* **Task details**
Exactly retype the lines from the top of the data through the line containing "4.80, 4.96, 5.02]", leaving out every picture.

*** Data provided ***

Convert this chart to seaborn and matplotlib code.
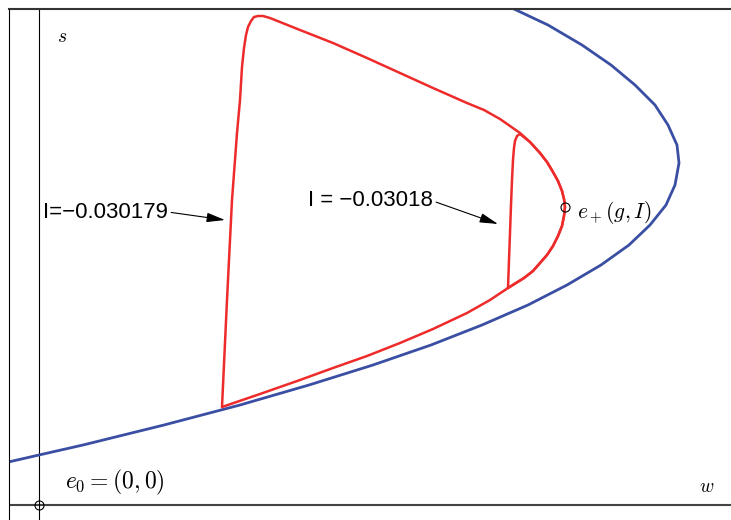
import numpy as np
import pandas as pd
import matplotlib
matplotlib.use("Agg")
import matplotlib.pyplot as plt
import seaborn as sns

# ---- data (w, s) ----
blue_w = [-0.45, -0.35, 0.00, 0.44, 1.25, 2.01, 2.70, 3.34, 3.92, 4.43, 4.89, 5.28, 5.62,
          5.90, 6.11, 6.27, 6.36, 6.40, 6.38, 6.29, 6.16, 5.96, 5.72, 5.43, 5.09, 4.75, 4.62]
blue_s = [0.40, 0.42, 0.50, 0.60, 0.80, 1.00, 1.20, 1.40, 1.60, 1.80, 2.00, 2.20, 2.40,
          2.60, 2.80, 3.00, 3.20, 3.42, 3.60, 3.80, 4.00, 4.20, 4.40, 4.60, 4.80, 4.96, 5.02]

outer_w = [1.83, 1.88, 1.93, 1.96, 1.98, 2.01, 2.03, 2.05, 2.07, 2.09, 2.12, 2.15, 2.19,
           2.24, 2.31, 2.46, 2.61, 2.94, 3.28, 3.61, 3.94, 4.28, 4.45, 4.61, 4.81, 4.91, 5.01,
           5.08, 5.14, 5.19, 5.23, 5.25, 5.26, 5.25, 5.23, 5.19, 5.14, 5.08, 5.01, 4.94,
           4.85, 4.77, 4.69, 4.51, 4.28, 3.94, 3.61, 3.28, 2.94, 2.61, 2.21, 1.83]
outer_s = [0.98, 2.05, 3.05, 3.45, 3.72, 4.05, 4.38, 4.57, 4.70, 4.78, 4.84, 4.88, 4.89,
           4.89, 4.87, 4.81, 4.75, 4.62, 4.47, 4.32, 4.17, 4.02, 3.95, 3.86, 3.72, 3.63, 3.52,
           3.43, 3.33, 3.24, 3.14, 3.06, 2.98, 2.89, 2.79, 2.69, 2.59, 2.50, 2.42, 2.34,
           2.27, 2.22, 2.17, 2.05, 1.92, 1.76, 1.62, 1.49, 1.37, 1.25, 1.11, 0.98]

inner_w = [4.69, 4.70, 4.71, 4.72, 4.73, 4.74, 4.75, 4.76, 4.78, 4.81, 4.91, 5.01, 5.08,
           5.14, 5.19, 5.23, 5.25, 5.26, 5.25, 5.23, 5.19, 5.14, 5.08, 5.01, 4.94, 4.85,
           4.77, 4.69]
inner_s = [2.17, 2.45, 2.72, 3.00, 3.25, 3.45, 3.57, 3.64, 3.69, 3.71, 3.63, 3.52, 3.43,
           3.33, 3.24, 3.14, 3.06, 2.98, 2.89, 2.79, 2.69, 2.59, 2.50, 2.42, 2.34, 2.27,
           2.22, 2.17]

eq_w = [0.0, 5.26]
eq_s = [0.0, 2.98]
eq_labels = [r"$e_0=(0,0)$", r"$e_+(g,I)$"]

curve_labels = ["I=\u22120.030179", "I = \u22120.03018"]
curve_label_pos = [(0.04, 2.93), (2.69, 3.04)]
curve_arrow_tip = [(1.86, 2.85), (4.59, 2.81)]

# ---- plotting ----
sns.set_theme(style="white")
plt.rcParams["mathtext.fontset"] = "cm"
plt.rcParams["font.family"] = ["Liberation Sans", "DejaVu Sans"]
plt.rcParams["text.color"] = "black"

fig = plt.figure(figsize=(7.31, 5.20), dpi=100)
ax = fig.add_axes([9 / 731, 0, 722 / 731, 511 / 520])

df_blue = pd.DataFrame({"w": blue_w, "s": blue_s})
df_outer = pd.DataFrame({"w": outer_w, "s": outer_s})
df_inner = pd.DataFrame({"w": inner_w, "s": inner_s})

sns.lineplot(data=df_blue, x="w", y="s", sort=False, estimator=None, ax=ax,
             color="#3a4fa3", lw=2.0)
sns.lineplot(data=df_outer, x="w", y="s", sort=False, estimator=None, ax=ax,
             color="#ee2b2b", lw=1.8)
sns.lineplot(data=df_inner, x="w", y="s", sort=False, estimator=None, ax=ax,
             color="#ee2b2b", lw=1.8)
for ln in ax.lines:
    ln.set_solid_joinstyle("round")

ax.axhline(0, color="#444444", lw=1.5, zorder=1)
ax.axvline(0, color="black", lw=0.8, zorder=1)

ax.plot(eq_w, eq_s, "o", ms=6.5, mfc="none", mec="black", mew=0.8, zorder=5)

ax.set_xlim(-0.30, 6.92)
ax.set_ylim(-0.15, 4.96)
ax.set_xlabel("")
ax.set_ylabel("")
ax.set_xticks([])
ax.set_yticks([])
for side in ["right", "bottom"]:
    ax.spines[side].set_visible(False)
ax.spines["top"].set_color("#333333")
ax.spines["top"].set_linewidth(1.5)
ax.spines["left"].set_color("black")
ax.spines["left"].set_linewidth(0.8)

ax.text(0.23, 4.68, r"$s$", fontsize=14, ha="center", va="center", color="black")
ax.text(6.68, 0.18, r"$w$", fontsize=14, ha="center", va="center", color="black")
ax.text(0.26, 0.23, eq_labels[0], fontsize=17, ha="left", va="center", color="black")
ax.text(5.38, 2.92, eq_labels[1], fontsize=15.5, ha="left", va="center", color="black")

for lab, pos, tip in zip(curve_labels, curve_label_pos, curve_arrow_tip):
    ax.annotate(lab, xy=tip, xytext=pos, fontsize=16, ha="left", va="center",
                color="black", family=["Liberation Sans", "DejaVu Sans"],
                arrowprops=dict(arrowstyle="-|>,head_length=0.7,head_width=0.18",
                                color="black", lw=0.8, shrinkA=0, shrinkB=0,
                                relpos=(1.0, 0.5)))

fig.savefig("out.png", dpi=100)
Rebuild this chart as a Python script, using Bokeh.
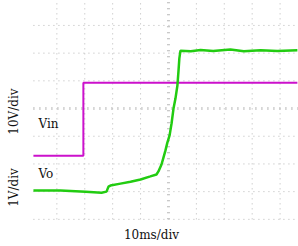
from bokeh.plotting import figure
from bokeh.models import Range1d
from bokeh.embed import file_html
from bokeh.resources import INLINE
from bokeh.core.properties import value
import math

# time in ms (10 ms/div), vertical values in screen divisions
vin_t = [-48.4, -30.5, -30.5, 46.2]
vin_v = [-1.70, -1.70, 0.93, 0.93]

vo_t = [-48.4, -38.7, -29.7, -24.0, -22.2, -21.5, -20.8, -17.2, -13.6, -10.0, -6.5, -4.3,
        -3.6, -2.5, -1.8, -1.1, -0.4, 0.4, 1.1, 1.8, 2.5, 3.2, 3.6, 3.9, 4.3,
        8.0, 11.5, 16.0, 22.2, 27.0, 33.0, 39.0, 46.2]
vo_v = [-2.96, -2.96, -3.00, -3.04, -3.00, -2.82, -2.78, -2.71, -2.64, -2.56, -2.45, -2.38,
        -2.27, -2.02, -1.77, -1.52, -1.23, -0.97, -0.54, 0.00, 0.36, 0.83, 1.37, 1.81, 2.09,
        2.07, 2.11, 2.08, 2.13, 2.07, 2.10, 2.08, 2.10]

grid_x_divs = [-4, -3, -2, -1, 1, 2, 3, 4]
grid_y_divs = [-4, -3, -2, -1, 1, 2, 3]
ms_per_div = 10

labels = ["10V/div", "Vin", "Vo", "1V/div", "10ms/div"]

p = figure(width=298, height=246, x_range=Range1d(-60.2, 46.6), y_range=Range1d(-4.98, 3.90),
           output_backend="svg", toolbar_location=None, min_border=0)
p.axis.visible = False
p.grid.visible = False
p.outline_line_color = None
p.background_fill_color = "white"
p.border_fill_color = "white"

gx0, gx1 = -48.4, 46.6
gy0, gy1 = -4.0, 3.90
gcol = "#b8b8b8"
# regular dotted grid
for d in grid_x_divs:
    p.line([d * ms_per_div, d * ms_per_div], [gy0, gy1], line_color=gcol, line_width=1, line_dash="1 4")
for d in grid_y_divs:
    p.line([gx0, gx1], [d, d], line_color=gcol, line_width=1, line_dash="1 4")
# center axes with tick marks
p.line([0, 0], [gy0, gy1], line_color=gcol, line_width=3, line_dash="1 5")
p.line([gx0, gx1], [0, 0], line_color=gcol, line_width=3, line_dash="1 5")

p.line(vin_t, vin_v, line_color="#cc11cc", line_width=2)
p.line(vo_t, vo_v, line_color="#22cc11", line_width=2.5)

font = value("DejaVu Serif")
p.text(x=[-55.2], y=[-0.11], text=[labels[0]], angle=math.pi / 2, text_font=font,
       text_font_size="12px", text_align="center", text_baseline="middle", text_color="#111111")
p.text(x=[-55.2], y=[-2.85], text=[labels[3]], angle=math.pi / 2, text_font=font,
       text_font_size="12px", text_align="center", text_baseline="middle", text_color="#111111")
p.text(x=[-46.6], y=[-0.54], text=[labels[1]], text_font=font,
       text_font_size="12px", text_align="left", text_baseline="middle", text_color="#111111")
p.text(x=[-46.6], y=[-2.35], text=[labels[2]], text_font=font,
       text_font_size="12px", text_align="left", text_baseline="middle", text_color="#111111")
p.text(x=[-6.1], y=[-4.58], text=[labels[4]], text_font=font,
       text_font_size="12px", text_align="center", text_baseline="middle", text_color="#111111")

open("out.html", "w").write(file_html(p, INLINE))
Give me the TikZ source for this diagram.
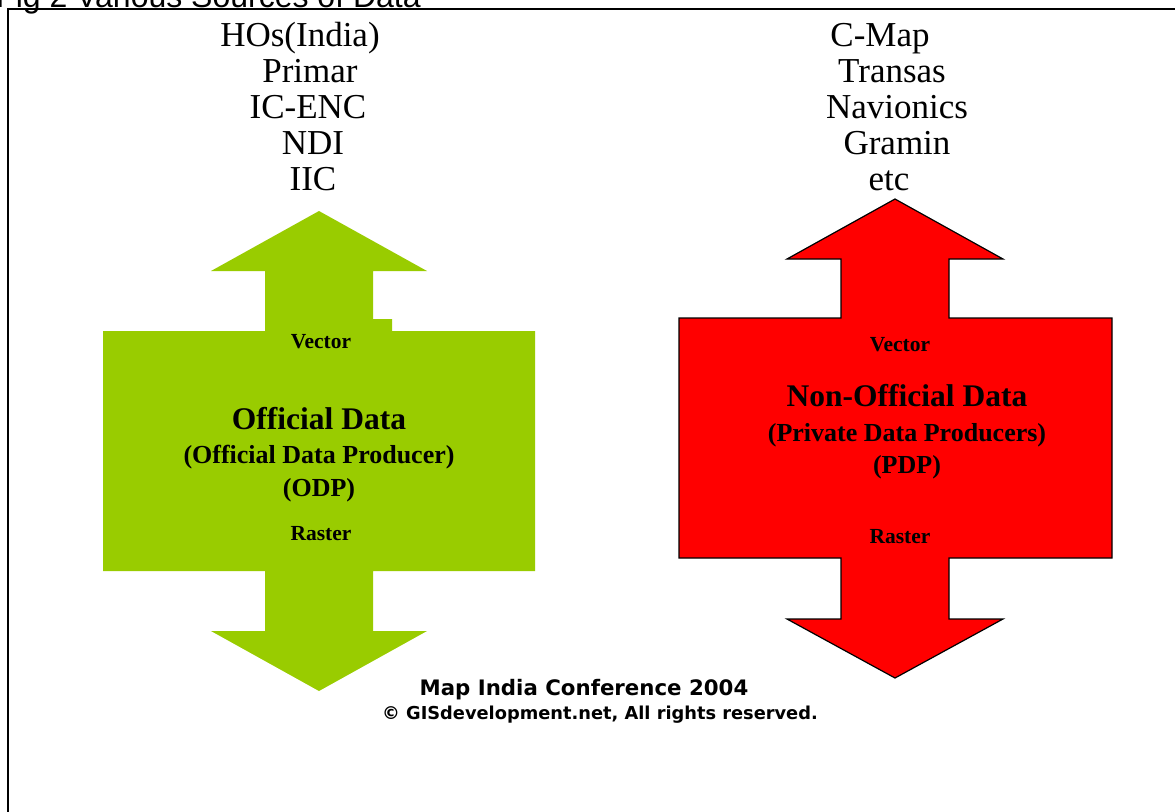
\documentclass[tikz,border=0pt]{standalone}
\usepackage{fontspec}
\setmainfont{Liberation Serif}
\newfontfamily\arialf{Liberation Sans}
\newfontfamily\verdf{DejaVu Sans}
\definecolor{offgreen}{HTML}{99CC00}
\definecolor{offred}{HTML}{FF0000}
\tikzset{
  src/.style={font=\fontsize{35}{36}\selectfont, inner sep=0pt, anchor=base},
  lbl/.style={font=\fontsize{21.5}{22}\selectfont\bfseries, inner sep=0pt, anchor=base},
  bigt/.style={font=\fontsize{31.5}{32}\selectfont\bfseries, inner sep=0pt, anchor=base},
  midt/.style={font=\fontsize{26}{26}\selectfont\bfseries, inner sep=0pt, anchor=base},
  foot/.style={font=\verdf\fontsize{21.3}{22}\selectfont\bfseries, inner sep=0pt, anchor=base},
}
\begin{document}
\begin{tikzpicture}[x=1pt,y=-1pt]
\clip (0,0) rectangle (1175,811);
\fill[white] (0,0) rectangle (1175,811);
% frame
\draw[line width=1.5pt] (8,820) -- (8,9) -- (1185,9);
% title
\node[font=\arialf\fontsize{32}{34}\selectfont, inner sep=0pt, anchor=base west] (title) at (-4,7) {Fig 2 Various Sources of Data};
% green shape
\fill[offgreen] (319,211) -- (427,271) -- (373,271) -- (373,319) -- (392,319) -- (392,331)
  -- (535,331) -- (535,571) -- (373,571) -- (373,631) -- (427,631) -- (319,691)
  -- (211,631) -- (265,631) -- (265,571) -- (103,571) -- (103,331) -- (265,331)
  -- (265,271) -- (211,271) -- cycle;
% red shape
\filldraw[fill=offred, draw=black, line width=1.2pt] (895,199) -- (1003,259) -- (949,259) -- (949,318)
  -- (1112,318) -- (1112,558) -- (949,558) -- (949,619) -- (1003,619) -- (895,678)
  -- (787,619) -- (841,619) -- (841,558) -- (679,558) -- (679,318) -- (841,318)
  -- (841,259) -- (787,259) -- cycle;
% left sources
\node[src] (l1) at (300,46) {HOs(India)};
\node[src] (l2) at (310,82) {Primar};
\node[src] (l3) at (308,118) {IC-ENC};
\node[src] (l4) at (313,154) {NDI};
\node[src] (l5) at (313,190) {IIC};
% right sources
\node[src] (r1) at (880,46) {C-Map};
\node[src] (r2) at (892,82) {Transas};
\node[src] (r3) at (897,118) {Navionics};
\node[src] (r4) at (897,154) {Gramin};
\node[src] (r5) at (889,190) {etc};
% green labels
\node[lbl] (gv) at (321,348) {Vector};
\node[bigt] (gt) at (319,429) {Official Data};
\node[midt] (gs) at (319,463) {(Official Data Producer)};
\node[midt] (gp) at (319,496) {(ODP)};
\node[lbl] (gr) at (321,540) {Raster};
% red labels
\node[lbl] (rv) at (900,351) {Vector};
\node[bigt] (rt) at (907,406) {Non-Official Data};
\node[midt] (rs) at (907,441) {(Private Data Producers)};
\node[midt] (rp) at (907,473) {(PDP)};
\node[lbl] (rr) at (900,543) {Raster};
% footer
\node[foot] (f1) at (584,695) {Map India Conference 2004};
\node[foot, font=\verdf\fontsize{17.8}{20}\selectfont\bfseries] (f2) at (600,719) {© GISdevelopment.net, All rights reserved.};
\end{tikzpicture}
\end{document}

***

* **Reply**
Convert this chart to seaborn and matplotlib code.
import numpy as np
import pandas as pd
import matplotlib
matplotlib.use("Agg")
import matplotlib.pyplot as plt
import seaborn as sns

# ---- data (w, s) ----
blue_w = [-0.45, -0.35, 0.00, 0.44, 1.25, 2.01, 2.70, 3.34, 3.92, 4.43, 4.89, 5.28, 5.62,
          5.90, 6.11, 6.27, 6.36, 6.40, 6.38, 6.29, 6.16, 5.96, 5.72, 5.43, 5.09, 4.75, 4.62]
blue_s = [0.40, 0.42, 0.50, 0.60, 0.80, 1.00, 1.20, 1.40, 1.60, 1.80, 2.00, 2.20, 2.40,
          2.60, 2.80, 3.00, 3.20, 3.42, 3.60, 3.80, 4.00, 4.20, 4.40, 4.60, 4.80, 4.96, 5.02]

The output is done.